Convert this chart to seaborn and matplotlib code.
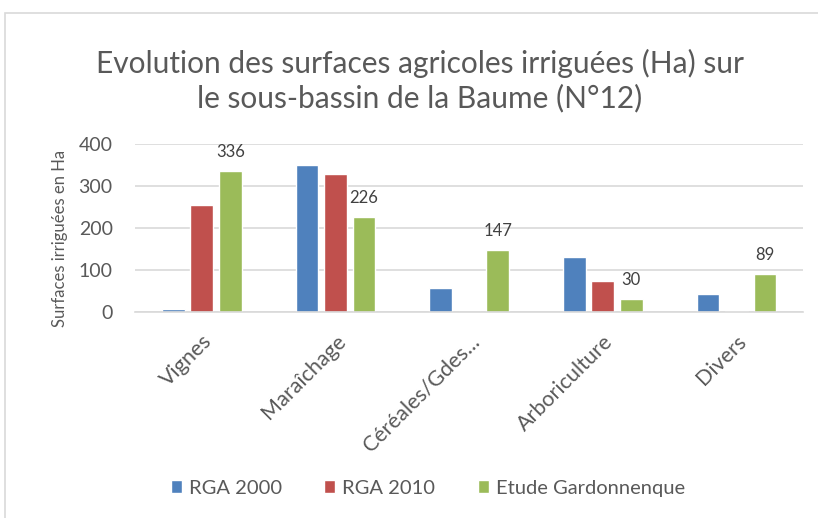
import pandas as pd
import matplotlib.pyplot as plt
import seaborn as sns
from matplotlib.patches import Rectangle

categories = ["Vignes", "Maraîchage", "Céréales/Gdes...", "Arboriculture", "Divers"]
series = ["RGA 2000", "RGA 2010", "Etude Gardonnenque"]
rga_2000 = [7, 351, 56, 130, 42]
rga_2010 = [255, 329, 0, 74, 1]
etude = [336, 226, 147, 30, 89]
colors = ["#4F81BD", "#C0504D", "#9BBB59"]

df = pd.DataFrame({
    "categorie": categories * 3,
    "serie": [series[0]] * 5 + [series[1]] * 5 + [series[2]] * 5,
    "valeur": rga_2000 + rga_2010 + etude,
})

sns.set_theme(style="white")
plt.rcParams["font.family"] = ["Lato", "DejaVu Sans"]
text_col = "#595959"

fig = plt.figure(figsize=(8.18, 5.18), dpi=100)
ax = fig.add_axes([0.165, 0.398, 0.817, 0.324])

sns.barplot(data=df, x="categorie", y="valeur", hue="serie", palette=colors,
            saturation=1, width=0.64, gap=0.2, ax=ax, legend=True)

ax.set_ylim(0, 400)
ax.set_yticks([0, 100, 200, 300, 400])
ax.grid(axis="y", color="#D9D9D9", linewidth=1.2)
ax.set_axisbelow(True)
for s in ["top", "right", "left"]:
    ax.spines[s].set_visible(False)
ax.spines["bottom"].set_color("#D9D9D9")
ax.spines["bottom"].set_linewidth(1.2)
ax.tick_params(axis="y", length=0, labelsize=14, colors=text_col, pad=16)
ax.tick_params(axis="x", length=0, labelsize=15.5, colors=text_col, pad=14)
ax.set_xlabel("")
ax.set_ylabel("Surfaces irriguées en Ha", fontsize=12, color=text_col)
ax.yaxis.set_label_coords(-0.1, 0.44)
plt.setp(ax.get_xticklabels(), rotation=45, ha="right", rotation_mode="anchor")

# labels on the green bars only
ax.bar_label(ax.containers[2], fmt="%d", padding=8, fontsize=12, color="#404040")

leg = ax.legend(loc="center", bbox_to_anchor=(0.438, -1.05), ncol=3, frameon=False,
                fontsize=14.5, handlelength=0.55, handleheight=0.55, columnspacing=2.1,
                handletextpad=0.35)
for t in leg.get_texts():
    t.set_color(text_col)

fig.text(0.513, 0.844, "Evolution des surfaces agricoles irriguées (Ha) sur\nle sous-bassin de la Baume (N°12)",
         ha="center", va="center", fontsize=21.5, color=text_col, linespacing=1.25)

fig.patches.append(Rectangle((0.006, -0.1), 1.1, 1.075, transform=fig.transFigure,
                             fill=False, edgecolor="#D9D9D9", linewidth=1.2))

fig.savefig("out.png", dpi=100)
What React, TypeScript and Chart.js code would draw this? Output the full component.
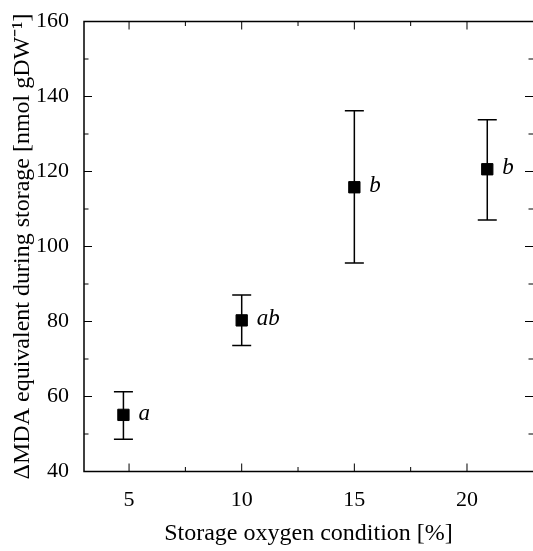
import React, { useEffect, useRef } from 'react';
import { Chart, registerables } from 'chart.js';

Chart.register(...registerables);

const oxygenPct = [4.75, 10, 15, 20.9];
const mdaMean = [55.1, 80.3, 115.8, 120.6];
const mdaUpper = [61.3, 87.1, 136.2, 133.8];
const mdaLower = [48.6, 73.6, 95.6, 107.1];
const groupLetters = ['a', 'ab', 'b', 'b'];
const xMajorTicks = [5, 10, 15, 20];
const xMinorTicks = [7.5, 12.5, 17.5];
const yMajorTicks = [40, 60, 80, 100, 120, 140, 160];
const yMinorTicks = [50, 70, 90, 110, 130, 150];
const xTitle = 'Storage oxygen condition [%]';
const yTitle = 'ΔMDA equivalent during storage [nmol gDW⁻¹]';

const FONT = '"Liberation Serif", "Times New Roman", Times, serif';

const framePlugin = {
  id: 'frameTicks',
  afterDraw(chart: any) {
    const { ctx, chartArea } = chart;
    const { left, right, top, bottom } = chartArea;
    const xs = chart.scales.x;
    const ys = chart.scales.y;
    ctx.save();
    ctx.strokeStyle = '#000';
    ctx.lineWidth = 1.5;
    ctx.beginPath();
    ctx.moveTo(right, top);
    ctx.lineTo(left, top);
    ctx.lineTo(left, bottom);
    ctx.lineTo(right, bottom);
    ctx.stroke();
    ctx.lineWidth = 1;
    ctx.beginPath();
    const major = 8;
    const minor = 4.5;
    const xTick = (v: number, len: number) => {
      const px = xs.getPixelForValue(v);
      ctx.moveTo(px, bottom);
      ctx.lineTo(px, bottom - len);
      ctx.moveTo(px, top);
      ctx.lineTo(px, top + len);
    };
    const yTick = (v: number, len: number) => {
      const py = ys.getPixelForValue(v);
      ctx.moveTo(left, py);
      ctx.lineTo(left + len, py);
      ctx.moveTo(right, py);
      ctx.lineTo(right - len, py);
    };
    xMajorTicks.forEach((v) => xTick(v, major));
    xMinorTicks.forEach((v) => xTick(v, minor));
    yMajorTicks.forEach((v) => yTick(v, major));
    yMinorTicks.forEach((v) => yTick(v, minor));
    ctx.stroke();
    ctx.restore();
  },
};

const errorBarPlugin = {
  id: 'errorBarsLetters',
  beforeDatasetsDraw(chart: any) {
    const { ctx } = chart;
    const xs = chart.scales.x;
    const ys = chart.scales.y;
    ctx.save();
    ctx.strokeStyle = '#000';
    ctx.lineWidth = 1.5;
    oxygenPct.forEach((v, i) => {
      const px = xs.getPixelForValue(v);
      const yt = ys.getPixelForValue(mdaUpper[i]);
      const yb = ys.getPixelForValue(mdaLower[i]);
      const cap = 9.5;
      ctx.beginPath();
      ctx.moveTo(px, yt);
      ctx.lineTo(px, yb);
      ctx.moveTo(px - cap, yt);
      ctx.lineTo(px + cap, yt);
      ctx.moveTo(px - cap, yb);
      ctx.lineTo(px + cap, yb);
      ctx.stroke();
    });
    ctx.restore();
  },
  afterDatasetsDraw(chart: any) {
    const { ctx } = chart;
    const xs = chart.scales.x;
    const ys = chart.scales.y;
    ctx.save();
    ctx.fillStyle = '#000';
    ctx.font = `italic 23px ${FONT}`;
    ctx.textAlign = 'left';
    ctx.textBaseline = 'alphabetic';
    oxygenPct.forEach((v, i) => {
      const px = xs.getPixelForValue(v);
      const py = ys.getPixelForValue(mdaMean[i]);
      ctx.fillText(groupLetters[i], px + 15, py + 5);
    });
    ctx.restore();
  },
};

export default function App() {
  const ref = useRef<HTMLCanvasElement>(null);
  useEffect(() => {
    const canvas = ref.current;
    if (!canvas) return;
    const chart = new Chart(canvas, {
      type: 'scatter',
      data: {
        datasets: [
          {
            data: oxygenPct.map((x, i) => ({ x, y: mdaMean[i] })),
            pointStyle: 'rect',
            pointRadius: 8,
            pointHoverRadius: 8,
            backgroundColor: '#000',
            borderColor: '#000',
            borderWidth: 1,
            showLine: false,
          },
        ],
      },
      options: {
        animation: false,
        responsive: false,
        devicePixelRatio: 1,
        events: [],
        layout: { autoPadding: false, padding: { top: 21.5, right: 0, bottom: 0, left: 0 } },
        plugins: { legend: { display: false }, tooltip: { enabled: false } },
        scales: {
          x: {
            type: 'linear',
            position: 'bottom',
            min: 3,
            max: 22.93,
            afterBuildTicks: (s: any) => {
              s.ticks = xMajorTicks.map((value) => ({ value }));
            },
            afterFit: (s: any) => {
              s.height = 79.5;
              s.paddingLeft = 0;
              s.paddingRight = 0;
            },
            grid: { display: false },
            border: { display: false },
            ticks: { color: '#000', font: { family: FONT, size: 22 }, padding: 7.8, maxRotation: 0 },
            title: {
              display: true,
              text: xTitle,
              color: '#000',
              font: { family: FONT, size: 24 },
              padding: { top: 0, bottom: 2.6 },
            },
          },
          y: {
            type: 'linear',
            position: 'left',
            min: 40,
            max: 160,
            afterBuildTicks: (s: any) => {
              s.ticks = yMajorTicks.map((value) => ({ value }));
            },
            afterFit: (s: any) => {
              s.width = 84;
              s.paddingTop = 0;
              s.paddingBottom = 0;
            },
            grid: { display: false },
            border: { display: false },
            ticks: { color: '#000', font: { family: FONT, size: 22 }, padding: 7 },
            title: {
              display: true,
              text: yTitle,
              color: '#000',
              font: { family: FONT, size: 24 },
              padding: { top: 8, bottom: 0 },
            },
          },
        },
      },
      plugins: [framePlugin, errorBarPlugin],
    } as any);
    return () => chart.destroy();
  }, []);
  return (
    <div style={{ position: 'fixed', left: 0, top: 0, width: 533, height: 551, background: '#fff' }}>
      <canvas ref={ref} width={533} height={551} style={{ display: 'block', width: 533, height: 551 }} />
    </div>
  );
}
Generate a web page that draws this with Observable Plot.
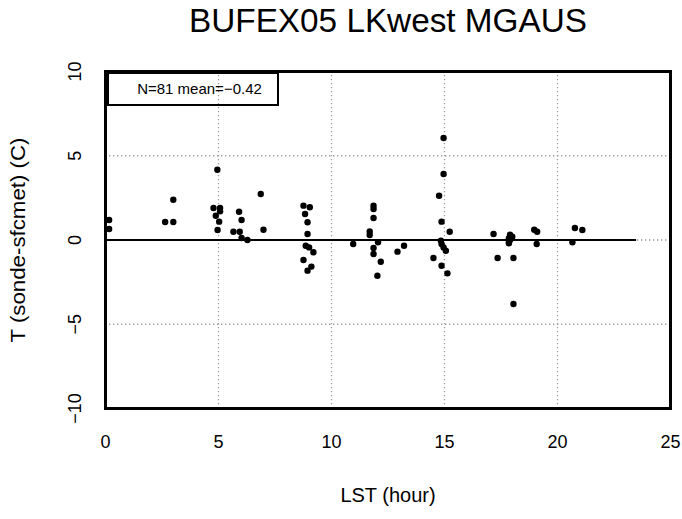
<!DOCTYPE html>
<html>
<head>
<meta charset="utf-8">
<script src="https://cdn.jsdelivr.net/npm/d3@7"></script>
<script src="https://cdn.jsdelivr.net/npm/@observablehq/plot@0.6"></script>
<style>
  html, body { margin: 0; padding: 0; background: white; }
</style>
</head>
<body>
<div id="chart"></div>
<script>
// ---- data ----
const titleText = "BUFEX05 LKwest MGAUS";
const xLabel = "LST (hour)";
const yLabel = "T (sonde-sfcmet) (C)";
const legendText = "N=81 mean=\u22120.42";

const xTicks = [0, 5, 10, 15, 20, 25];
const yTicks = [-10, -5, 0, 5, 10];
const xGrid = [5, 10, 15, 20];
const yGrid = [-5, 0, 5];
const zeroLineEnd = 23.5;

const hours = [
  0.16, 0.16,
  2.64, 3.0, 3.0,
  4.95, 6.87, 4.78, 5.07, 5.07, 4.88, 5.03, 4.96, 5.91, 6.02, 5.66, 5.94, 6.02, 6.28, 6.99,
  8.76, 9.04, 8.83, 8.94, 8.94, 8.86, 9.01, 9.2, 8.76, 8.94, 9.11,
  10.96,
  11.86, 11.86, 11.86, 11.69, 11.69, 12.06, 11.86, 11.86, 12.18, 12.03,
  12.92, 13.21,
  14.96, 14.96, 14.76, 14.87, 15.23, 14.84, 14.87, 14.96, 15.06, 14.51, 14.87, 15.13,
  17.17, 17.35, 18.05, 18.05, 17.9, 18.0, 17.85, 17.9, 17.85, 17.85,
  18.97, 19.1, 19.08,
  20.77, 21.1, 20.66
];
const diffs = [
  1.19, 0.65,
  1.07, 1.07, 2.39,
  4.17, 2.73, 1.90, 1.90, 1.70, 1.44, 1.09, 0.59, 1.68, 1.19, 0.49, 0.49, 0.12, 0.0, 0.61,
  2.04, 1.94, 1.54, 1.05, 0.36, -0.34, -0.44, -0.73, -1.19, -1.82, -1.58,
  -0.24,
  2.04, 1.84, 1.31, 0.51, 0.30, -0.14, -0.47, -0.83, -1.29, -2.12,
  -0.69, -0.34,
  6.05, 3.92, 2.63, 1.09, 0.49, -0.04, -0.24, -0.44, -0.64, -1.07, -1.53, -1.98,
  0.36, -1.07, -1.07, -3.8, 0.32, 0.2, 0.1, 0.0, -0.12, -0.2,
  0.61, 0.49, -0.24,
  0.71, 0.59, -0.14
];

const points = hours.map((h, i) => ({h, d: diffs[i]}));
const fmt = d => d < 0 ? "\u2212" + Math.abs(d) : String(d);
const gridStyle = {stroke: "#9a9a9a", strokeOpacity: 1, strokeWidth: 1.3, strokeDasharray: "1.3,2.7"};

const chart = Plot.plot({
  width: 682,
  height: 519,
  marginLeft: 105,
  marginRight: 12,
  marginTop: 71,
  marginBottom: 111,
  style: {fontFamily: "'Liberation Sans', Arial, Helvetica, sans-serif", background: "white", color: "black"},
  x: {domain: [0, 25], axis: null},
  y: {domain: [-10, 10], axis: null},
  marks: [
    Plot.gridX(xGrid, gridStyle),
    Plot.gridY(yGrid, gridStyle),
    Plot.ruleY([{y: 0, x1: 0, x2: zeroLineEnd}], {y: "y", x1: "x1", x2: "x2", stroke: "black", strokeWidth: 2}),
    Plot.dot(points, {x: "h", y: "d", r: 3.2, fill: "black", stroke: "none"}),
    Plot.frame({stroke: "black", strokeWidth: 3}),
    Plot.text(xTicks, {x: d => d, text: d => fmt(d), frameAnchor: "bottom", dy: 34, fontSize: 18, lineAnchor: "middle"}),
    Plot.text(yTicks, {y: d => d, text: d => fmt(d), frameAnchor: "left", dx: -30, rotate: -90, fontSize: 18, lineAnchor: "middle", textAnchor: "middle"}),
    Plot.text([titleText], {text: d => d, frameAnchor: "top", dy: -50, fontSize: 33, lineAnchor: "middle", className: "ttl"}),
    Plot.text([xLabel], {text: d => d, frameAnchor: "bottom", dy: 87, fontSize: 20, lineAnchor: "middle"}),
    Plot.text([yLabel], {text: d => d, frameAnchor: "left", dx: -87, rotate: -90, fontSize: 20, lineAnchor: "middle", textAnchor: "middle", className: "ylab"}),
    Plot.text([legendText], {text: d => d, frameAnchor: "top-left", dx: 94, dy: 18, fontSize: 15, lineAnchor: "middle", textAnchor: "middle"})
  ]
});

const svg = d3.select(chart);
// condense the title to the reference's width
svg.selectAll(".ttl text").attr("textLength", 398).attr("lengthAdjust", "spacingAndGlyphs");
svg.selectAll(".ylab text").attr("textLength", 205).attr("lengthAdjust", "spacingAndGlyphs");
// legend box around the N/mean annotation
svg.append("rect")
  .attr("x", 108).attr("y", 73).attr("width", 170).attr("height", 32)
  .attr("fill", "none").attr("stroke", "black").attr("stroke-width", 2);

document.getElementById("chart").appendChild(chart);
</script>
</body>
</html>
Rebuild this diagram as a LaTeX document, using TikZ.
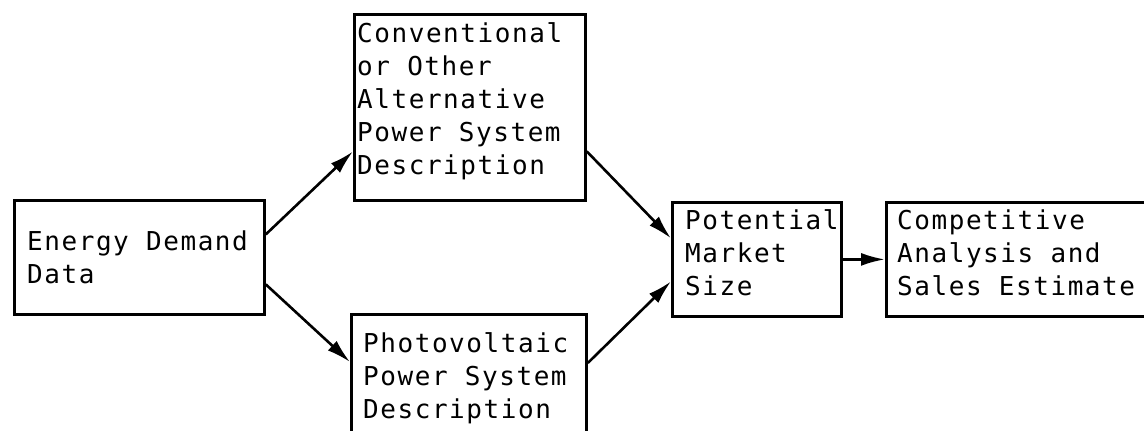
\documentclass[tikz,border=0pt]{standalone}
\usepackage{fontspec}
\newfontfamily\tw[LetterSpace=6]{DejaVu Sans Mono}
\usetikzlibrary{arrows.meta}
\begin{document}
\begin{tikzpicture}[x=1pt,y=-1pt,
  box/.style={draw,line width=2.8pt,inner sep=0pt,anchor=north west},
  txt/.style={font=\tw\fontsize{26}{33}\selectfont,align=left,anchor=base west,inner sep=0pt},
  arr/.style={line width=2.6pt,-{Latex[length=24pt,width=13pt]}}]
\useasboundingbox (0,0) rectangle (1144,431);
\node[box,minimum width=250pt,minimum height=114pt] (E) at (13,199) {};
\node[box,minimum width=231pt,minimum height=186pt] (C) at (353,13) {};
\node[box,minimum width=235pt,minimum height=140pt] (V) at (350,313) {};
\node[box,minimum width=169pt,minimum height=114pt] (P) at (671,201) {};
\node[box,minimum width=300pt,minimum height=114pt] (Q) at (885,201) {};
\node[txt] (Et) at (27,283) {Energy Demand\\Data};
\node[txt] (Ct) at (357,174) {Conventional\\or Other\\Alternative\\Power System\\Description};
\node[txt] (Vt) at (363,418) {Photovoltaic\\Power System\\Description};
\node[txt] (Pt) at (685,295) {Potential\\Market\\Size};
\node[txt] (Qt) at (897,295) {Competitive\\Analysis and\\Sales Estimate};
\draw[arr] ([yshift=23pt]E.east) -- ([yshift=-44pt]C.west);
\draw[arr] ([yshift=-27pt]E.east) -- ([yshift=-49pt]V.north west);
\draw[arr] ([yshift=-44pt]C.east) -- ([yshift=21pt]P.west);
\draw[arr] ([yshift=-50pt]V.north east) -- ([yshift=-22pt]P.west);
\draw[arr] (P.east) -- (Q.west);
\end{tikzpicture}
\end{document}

—————

## GOAL
Beginning with the first line of the records above, extract each line exactly through the line that holds "from matplotlib.patches import Rectangle", both ends included. Omit pictures.

## REPLY
Convert this chart to seaborn and matplotlib code.
import pandas as pd
import matplotlib.pyplot as plt
import seaborn as sns
from matplotlib.patches import Rectangle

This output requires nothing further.